Railway station in Clifton Heights, Pennsylvania

Clifton–Aldan station is a SEPTA station in Clifton Heights, Pennsylvania. It serves the Media/Wawa Line and is nearby the Clifton–Aldan station of the D. It is located at Springfield Road and West Maryland Avenue and has a 110-space parking lot. In 2013, this station saw 351 boardings and 329 alightings on an average weekday.

==Station layout==
Clifton–Aldan has two low-level side platforms.

== History==
According to the Pennsylvania Railroad Stations Past & Present website, Clifton–Aldan station was originally built in 1880 by the Pennsylvania Railroad as Aldan station, in the style of a stone Victorian farm house 2^{1/2} stories high. Parking is available on the south side of the tracks on the corner of Springfield Road and West Maryland Avenue as well as on the north side of the tracks along Jefferson Street between South Springfield Road and South Penn Street.

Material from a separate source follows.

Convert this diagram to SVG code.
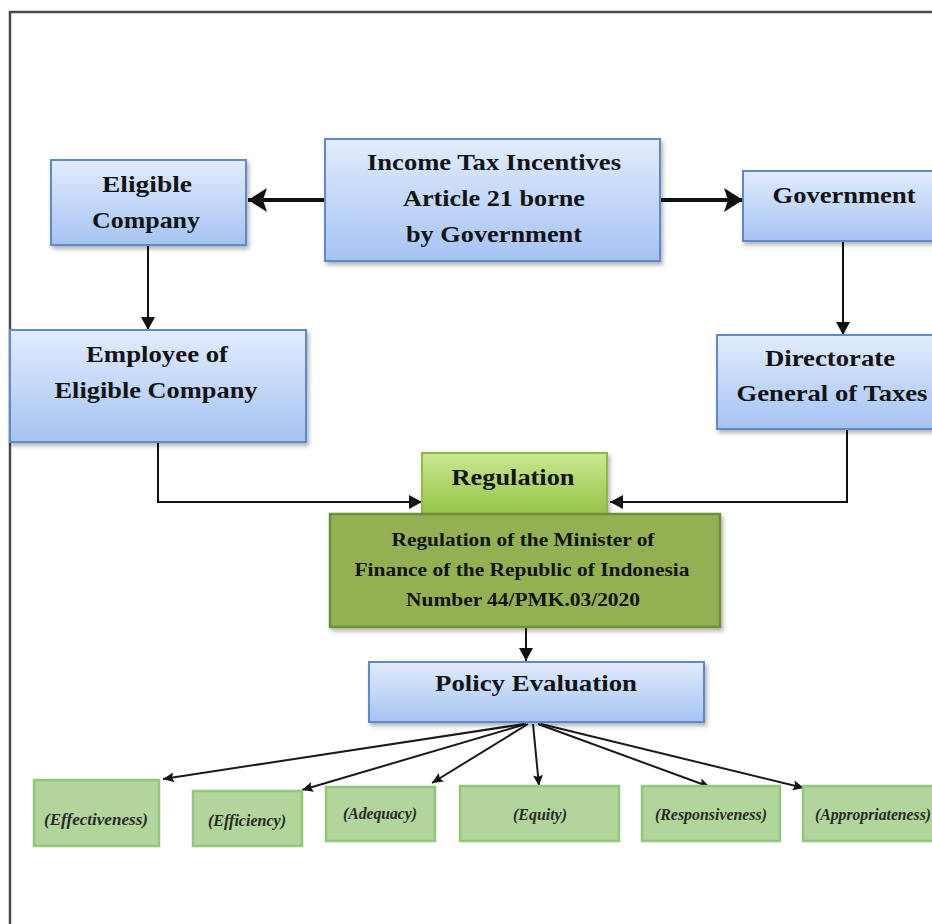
<svg xmlns="http://www.w3.org/2000/svg" width="932" height="924" viewBox="0 0 932 924">
  <style>
    .frame { fill: none; stroke: #4a4a4a; stroke-width: 2.5; }
    .blue { fill: url(#gBlue); stroke: #5b8bcc; stroke-width: 2; filter: url(#shadow); }
    .reg { fill: url(#gReg); stroke: #8fb84a; stroke-width: 2; filter: url(#shadow); }
    .pmk { fill: #93b153; stroke: #6f8e37; stroke-width: 2.5; filter: url(#shadow); }
    .crit { fill: #b1d59b; stroke: #92c77a; stroke-width: 2.5; }
    .t { font-family: "Liberation Serif", "Times New Roman", serif; font-weight: bold; fill: #141414; text-anchor: middle; }
    .big { font-size: 24px; }
    .mid { font-size: 19px; }
    .it { font-family: "Liberation Serif", "Times New Roman", serif; font-weight: bold; font-style: italic; font-size: 16px; fill: #2a2a2a; text-anchor: middle; }
    .thick { stroke: #111; stroke-width: 4; fill: none; }
    .line { stroke: #111; stroke-width: 2; fill: none; }
    .fan { stroke: #1a1a1a; stroke-width: 2; fill: none; }
  </style>
  <defs>
    <linearGradient id="gBlue" x1="0" y1="0" x2="0" y2="1">
      <stop offset="0" stop-color="#e2ecfd"/>
      <stop offset="1" stop-color="#a5c3f2"/>
    </linearGradient>
    <linearGradient id="gReg" x1="0" y1="0" x2="0" y2="1">
      <stop offset="0" stop-color="#cbe78f"/>
      <stop offset="1" stop-color="#93c447"/>
    </linearGradient>
    <filter id="shadow" x="-10%" y="-10%" width="125%" height="135%">
      <feDropShadow dx="2" dy="3" stdDeviation="2" flood-color="#000" flood-opacity="0.3"/>
    </filter>
    <marker id="headBig" markerUnits="userSpaceOnUse" markerWidth="20" markerHeight="24" refX="19" refY="12" orient="auto">
      <path d="M0,0 L19,12 L0,24 L4,12 Z" fill="#111"/>
    </marker>
    <marker id="head" markerUnits="userSpaceOnUse" markerWidth="14" markerHeight="16" refX="13" refY="8" orient="auto">
      <path d="M0,1 L13,8 L0,15 Z" fill="#111"/>
    </marker>
    <marker id="headSm" markerUnits="userSpaceOnUse" markerWidth="12" markerHeight="12" refX="11" refY="6" orient="auto">
      <path d="M0,1 L11,6 L0,11 L2,6 Z" fill="#111"/>
    </marker>
  </defs>

  <!-- outer frame, open at right and bottom -->
  <path class="frame" d="M10,924 L10,12 L932,12"/>

  <!-- connectors -->
  <g id="connectors">
    <line class="thick" x1="325" y1="200" x2="248" y2="200" marker-end="url(#headBig)"/>
    <line class="thick" x1="660" y1="200" x2="743" y2="200" marker-end="url(#headBig)"/>
    <line class="line" x1="148" y1="246" x2="148" y2="330" marker-end="url(#head)"/>
    <line class="line" x1="843" y1="242" x2="843" y2="335" marker-end="url(#head)"/>
    <polyline class="line" points="158,443 158,502 422,502" marker-end="url(#head)"/>
    <polyline class="line" points="847,430 847,502 610,502" marker-end="url(#head)"/>
    <line class="line" x1="526" y1="628" x2="526" y2="661" marker-end="url(#head)"/>
    <line class="fan" x1="524" y1="724" x2="163" y2="779" marker-end="url(#headSm)"/>
    <line class="fan" x1="526" y1="724" x2="302" y2="790" marker-end="url(#headSm)"/>
    <line class="fan" x1="528" y1="724" x2="432" y2="783" marker-end="url(#headSm)"/>
    <line class="fan" x1="533" y1="724" x2="539" y2="786" marker-end="url(#headSm)"/>
    <line class="fan" x1="538" y1="724" x2="710" y2="787" marker-end="url(#headSm)"/>
    <line class="fan" x1="541" y1="724" x2="804" y2="788" marker-end="url(#headSm)"/>
  </g>

  <g id="income-tax">
    <rect class="blue" x="325" y="139" width="335" height="122"/>
    <text class="t big" x="494" y="170" textLength="254" lengthAdjust="spacingAndGlyphs">Income Tax Incentives</text>
    <text class="t big" x="494" y="206" textLength="182" lengthAdjust="spacingAndGlyphs">Article 21 borne</text>
    <text class="t big" x="494" y="242" textLength="176" lengthAdjust="spacingAndGlyphs">by Government</text>
  </g>

  <g id="eligible-company">
    <rect class="blue" x="51" y="160" width="195" height="85"/>
    <text class="t big" x="147" y="192" textLength="90" lengthAdjust="spacingAndGlyphs">Eligible</text>
    <text class="t big" x="146" y="228" textLength="108" lengthAdjust="spacingAndGlyphs">Company</text>
  </g>

  <g id="government">
    <rect class="blue" x="743" y="171" width="200" height="70"/>
    <text class="t big" x="844" y="203" textLength="143" lengthAdjust="spacingAndGlyphs">Government</text>
  </g>

  <g id="employee">
    <rect class="blue" x="10" y="330" width="296" height="112"/>
    <text class="t big" x="157" y="362" textLength="142" lengthAdjust="spacingAndGlyphs">Employee of</text>
    <text class="t big" x="156" y="398" textLength="203" lengthAdjust="spacingAndGlyphs">Eligible Company</text>
  </g>

  <g id="directorate">
    <rect class="blue" x="717" y="335" width="226" height="94"/>
    <text class="t big" x="830" y="366" textLength="130" lengthAdjust="spacingAndGlyphs">Directorate</text>
    <text class="t big" x="832" y="401" textLength="191" lengthAdjust="spacingAndGlyphs">General of Taxes</text>
  </g>

  <g id="regulation">
    <rect class="reg" x="422" y="453" width="185" height="62"/>
    <text class="t big" x="513" y="485" textLength="123" lengthAdjust="spacingAndGlyphs">Regulation</text>
  </g>

  <g id="pmk">
    <rect class="pmk" x="330" y="514" width="390" height="113"/>
    <text class="t mid" x="523" y="546" textLength="263" lengthAdjust="spacingAndGlyphs">Regulation of the Minister of</text>
    <text class="t mid" x="522" y="576" textLength="335" lengthAdjust="spacingAndGlyphs">Finance of the Republic of Indonesia</text>
    <text class="t mid" x="523" y="606" textLength="234" lengthAdjust="spacingAndGlyphs">Number 44/PMK.03/2020</text>
  </g>

  <g id="policy-evaluation">
    <rect class="blue" x="369" y="662" width="335" height="60"/>
    <text class="t big" x="536" y="691" textLength="202" lengthAdjust="spacingAndGlyphs">Policy Evaluation</text>
  </g>

  <g id="effectiveness">
    <rect class="crit" x="34" y="780" width="125" height="66"/>
    <text class="it" x="96" y="825" textLength="104" lengthAdjust="spacingAndGlyphs">(Effectiveness)</text>
  </g>
  <g id="efficiency">
    <rect class="crit" x="193" y="791" width="109" height="55"/>
    <text class="it" x="247" y="826" textLength="78" lengthAdjust="spacingAndGlyphs">(Efficiency)</text>
  </g>
  <g id="adequacy">
    <rect class="crit" x="326" y="787" width="109" height="54"/>
    <text class="it" x="380" y="819" textLength="74" lengthAdjust="spacingAndGlyphs">(Adequacy)</text>
  </g>
  <g id="equity">
    <rect class="crit" x="460" y="786" width="159" height="55"/>
    <text class="it" x="540" y="820" textLength="54" lengthAdjust="spacingAndGlyphs">(Equity)</text>
  </g>
  <g id="responsiveness">
    <rect class="crit" x="642" y="786" width="138" height="55"/>
    <text class="it" x="711" y="820" textLength="112" lengthAdjust="spacingAndGlyphs">(Responsiveness)</text>
  </g>
  <g id="appropriateness">
    <rect class="crit" x="803" y="786" width="140" height="55"/>
    <text class="it" x="873" y="820" textLength="116" lengthAdjust="spacingAndGlyphs">(Appropriateness)</text>
  </g>
</svg>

On May 28, 2009, SEPTA approved a $2.6 million rehabilitation effort which included Clifton–Aldan station.

==Trolley==

The Clifton–Aldan trolley stop is officially a separate station requiring additional fare. The trolley stop is on the portion of the line where the tracks run on Woodlawn Avenue in mixed traffic rather than on their own right-of-way. Trolleys run beneath a narrow and low 13 ft 4 in bridge over Springfield Road with a parallel pedestrian tunnel before approaching the regional railroad station. South of the railroad overpass but north of the trolley stop, the Route D2 line moves from Springfield Road to Woodlawn Avenue. A shelter for the northbound trolley exists on Woodlawn Avenue near the corner of Springfield Road.